Não se pode deixar de considerar é que a instalação de conselhos e

realização de conferências para discutir e deliberar sobre a políticas públicas são

mecanismos importantes, mas não únicos, e que representariam seu avanço se a

autonomia dos movimentos sociais, frente às políticas de governo, fosse preservada.
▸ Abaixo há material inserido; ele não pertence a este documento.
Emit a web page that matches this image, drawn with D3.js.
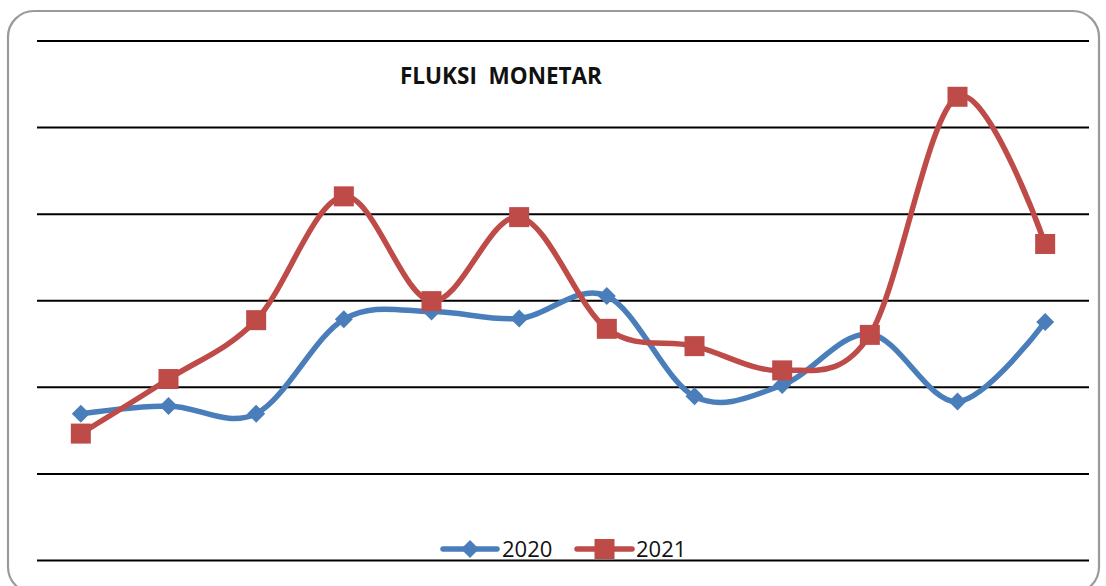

É o que afirma Pochmann (2010, p. 124):

[...] O Brasil tem operado parte importante das políticas públicas por meio de conselhos de participação popular, com a realização de conferências [...] Sabe-se que existe um enorme distanciamento entre a maior parte da população e os executores do destino do país, consagrada pela herança recebida pela sociedade advinda dos regimes autoritários. A saída participativa precisa ser inovada para ser capaz de aprofundar as relações entre a sociedade e o governo, entre o Estado e o mercado, revitalizando a democracia no país [...]

A citação explicita ainda mais que apenas a constituição de conselhos e

realização de conferências não são suficientes para garantir a participação popular,

ativa, engajada e autônoma. “Se o objetivo é alterar a realidade rumo ao novo

patamar civilizatório, cabe ainda a revitalização das formas de participação popular

no sistema do poder político” (POCHMANN, 2010, p.124). No entanto, caberia,

posteriormente, um levantamento mais acurado, a fim de identificar quais foram os

resultados das diversas conferências realizadas pelo governo e identificar se as

deliberações aprovadas nestes fóruns se efetivaram em políticas públicas concretas.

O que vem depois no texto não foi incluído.